(Provided data):
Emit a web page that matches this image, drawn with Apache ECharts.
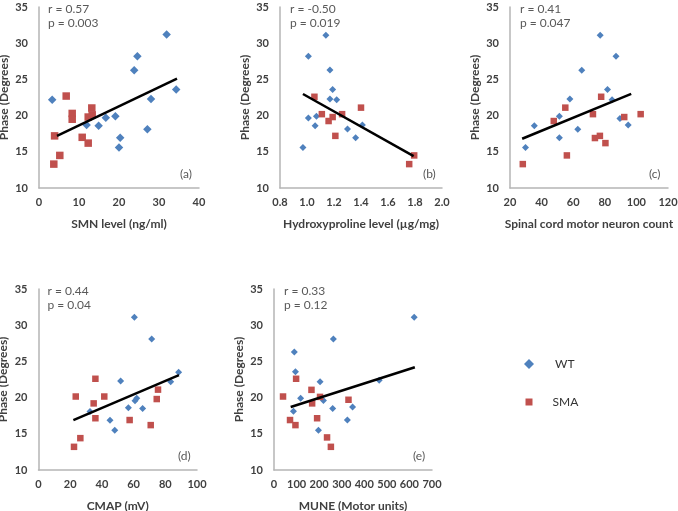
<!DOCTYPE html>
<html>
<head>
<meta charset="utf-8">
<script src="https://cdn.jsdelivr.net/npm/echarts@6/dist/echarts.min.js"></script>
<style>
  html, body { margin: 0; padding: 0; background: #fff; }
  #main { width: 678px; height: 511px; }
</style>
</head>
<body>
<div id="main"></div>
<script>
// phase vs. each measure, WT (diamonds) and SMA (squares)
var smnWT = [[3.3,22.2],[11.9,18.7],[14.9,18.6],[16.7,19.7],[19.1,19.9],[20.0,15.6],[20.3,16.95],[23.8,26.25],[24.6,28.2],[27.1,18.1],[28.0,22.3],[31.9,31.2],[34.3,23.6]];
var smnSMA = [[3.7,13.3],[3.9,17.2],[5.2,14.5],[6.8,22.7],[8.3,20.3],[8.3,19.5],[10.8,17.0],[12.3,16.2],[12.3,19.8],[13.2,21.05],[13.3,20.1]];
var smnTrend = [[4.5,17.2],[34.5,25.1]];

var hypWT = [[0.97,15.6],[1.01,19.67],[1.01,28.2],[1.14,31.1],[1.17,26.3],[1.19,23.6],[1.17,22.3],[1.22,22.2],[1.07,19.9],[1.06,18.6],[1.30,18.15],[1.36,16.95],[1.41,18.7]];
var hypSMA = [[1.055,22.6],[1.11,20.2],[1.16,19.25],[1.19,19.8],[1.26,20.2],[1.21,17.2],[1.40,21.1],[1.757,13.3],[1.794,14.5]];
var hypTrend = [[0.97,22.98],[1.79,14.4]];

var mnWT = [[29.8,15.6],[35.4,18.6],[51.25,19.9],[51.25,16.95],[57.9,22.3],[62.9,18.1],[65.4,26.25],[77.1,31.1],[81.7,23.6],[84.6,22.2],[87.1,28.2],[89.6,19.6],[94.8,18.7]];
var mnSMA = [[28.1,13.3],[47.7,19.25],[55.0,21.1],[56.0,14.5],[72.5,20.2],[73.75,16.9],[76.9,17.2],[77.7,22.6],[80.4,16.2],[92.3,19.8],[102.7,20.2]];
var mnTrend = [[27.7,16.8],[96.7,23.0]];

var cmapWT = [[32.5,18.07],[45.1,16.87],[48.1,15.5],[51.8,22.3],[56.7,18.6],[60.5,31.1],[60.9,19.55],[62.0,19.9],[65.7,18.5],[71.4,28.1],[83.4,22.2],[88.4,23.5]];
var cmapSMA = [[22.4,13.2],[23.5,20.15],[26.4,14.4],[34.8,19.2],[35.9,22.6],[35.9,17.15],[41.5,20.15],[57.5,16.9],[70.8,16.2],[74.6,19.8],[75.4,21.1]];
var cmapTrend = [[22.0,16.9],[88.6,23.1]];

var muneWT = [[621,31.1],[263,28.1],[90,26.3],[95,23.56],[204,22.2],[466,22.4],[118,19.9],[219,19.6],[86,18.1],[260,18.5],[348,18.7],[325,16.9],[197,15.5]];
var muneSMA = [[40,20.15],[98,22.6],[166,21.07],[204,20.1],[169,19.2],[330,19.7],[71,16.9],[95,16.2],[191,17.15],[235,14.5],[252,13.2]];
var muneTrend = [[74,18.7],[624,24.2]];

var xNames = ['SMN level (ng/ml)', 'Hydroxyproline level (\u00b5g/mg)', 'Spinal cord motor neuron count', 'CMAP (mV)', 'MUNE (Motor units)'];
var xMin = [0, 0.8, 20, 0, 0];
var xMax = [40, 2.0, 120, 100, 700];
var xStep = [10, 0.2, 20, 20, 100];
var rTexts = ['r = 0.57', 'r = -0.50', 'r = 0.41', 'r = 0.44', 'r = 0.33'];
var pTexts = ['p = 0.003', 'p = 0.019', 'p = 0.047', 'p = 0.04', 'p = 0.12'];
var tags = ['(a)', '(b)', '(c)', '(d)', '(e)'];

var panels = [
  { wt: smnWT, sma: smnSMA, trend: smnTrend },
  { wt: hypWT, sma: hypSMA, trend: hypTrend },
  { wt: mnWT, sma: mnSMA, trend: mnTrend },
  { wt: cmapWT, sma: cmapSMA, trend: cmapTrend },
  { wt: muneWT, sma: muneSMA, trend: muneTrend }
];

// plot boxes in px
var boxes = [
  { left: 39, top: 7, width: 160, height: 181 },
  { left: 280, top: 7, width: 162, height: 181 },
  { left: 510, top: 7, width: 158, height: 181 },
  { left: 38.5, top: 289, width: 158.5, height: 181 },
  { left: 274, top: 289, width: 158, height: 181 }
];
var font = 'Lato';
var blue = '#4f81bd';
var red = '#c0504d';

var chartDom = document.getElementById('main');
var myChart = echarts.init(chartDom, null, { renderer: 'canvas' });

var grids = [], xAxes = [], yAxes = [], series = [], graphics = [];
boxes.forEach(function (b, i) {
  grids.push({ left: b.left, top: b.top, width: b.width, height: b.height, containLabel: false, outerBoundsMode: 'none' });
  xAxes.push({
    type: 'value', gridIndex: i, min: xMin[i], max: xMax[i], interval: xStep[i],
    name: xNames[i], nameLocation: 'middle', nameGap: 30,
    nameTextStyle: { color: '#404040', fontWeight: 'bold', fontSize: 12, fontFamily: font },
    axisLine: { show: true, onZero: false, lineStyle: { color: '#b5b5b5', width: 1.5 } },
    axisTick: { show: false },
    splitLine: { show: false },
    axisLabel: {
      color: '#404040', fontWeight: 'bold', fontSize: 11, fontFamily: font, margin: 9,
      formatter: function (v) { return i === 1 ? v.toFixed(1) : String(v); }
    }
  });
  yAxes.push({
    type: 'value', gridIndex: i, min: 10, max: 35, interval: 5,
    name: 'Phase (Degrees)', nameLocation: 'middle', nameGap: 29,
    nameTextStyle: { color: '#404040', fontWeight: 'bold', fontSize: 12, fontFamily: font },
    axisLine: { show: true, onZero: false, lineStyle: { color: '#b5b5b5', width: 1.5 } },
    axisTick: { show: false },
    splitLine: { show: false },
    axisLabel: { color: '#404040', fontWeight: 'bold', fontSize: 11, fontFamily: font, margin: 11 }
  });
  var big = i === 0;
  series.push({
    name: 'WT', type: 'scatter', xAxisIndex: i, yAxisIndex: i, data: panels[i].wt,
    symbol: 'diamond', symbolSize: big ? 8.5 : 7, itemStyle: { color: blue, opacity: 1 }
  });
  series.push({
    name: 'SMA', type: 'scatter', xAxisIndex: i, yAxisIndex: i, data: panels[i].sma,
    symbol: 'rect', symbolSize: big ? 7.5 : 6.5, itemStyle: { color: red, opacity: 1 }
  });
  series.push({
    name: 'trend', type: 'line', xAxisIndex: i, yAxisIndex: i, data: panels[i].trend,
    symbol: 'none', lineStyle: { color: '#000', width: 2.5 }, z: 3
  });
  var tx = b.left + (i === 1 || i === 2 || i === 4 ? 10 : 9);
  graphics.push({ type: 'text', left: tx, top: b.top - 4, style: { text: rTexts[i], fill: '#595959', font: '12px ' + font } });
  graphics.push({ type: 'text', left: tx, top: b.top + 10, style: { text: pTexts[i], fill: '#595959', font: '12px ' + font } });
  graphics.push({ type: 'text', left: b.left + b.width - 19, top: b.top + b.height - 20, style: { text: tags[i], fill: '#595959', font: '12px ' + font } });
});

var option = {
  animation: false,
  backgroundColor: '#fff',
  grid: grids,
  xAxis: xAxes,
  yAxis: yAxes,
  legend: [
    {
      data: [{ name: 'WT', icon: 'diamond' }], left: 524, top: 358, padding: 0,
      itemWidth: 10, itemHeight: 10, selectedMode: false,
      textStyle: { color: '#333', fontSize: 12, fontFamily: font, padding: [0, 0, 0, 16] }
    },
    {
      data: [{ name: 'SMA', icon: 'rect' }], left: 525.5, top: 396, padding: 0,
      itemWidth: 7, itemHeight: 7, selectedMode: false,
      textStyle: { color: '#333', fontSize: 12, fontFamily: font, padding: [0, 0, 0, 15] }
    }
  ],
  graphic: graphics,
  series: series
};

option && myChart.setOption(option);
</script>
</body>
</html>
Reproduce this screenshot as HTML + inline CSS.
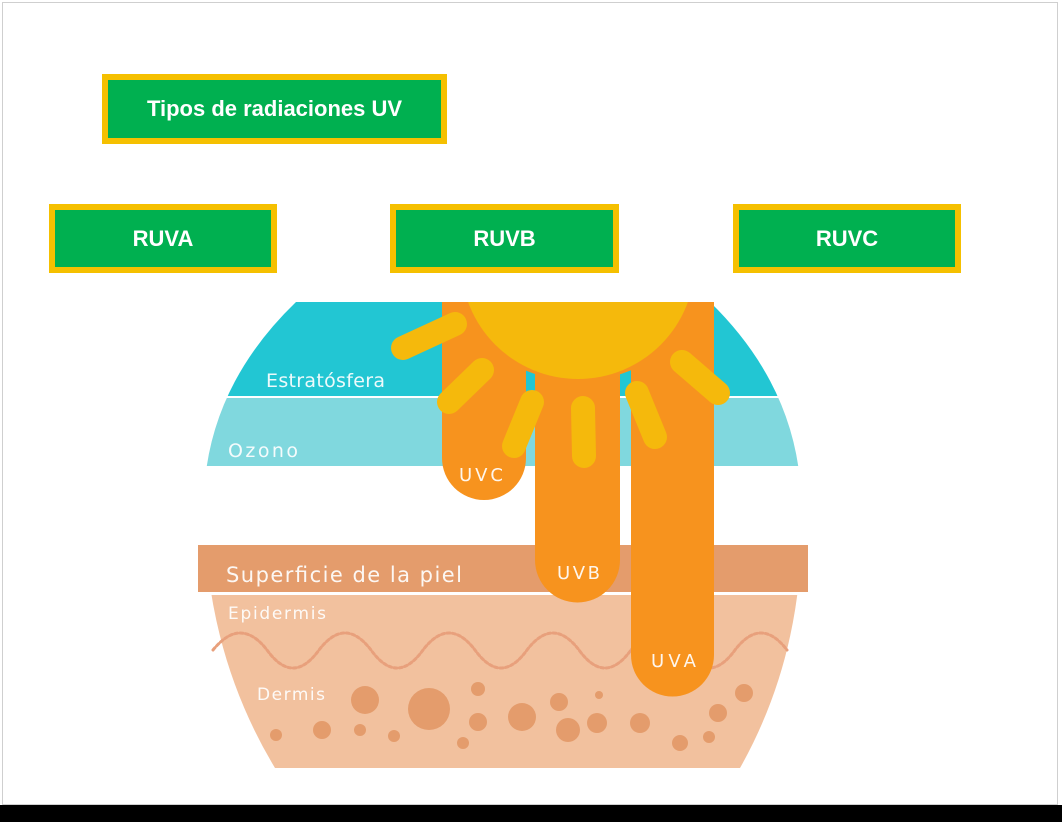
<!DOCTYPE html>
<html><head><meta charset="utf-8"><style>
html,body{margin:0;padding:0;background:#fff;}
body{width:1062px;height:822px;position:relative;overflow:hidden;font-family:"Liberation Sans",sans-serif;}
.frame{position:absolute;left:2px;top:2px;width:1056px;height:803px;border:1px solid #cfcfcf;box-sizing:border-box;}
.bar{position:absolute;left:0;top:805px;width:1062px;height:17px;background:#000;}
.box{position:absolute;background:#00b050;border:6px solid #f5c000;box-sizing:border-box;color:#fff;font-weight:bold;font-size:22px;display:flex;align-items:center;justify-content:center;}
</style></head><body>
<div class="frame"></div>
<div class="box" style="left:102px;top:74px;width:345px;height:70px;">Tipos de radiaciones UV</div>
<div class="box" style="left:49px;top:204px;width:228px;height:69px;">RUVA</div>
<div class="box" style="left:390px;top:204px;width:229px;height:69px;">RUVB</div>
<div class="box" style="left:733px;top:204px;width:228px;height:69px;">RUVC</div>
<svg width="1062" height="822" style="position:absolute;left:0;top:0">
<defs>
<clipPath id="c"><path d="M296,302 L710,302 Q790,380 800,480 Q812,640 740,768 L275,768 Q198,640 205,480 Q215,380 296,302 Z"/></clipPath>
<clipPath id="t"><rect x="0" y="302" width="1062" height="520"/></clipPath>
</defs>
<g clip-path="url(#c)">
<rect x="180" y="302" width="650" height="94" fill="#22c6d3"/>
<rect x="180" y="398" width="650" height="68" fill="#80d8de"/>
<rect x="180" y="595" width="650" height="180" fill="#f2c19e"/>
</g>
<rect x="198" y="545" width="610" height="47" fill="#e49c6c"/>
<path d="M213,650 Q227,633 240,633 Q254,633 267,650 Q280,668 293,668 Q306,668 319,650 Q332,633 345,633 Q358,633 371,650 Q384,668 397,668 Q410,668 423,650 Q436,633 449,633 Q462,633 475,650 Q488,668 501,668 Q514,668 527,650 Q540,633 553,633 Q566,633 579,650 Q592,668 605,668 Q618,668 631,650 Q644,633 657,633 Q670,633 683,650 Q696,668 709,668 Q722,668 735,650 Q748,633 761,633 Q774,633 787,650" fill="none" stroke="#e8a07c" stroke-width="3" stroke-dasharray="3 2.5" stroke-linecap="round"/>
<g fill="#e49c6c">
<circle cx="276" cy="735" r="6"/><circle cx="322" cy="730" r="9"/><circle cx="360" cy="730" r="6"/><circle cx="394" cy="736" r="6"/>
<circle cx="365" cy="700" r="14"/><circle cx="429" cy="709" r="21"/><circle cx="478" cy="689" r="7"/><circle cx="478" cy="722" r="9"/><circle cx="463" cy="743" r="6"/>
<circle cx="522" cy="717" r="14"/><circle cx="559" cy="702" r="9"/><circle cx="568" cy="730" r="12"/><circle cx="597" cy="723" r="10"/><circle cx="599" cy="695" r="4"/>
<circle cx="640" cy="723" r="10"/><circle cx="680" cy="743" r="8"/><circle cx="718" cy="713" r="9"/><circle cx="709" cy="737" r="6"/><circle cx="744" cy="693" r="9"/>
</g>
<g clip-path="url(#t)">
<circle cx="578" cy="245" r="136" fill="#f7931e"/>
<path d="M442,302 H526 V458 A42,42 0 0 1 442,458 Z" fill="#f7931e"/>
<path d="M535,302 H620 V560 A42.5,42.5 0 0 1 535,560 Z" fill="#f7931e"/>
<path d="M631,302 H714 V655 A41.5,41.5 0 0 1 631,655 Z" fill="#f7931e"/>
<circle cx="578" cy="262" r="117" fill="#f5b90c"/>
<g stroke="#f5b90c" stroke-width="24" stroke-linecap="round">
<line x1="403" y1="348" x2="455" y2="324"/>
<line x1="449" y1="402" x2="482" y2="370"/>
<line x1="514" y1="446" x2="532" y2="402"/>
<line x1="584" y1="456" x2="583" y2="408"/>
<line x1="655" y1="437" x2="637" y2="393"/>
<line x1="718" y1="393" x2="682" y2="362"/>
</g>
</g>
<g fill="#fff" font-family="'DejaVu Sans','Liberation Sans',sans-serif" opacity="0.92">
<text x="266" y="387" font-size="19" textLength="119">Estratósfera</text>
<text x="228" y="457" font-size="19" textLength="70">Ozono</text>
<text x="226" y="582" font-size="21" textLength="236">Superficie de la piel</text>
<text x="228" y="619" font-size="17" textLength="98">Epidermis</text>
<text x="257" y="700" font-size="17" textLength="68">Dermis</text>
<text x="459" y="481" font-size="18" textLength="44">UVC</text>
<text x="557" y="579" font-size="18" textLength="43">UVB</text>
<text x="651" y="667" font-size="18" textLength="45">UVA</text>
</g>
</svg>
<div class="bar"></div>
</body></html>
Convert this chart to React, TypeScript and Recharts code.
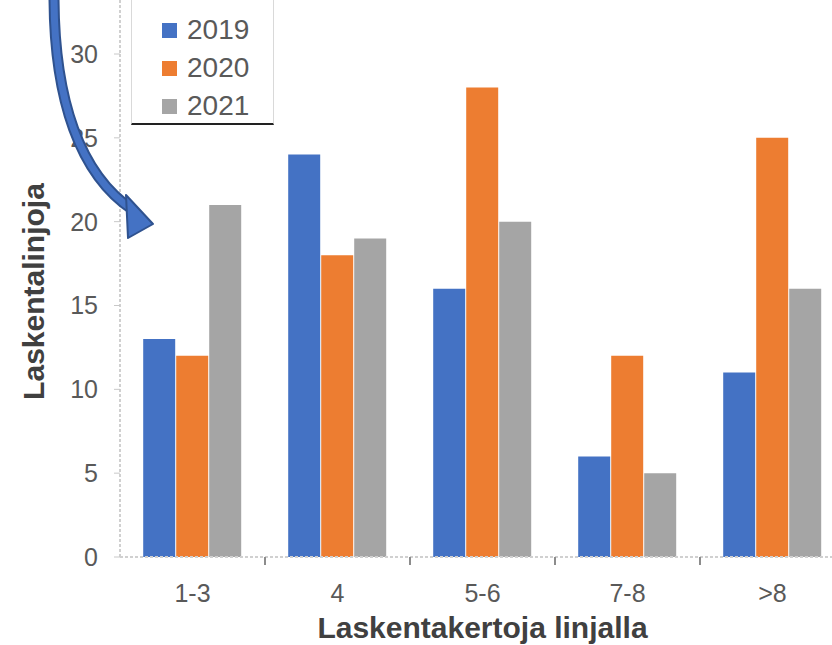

(Requirements): Pull out each line holding the string "this".

(Full output):
Emit a web page that matches this image, drawn with Apache ECharts.
Reproduce this screenshot as HTML + inline CSS.
Convert this chart to React, TypeScript and Recharts code.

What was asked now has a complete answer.